Polynomial and product expression of sinx for the 5th power!

Question

Recently I saw a proof of $\frac{\pi^2}6=1+1/2^2+1/3^2+1/4^2+...$ using the taylor expansion of $\sin x$ and the product expansion of $\sin x (x(1-x^2/\pi^2)(1-x^2/(3\pi)^2)...)$ and comparing the third power terms. So I wanted to see what could happen when I did the same for the fifth power and it got messy and I can't find a pattern to make the calculations easier. I know that $\frac{\pi^4}{90}=1+1/2^4+1/3^4+...$ and I couldn't make the fourth power to appear anywhere. For example, I got $\frac14+\frac19+\frac1{4\cdot9}+\frac1{16}+\frac1{4\cdot16} +\frac1{9\cdot16}+...$ and I played around with it a bit and nothing. Does anyone know what the problem appears to be and how or if I can find a nice result? Also, sorry for not writing the equation in the right format, it's been a long time and I forgot how to do it or where to look. If anyone with that as well and I will appreciate it very much. Thank you!

Answer 1

The third degree term is obtained as the sum of the coefficients of $x^2$ in all factors, i.e.

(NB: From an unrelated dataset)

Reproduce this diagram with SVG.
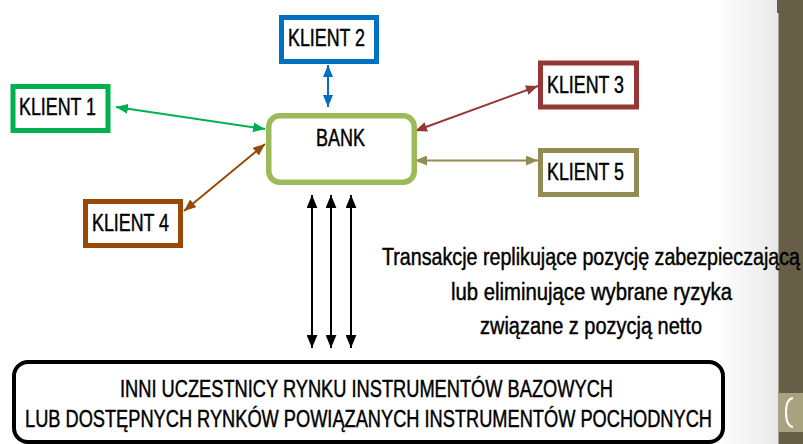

$$-\sum_{k=1}^\infty\frac1{k^2\pi^2}$$ and equate to $-\dfrac1{3!}$.

For the fifth degree term, you can sum all $x^4$ terms obtained from the products of two factors. Hence

$$\sum_{k=1}^\infty\sum_{j=i+1}^\infty\frac1{k^2\pi^2}\frac1{j^2\pi^2}.$$

Using symmetry, this can be written as

$$\frac12\left(\sum_{k=1}^\infty\sum_{j=1}^\infty\frac1{k^2\pi^2}\frac1{j^2\pi^2}-\sum_{k=1}^\infty\frac1{k^4\pi^4}\right)=\frac12\left(\frac1{36}-\sum_{k=1}^\infty\frac1{k^4\pi^4}\right).$$

Equating to $\dfrac1{5!}$, we get

$$\sum_{k=1}^\infty\frac1{k^4\pi^4}=\frac1{36}-\frac2{120}=\frac1{90}.$$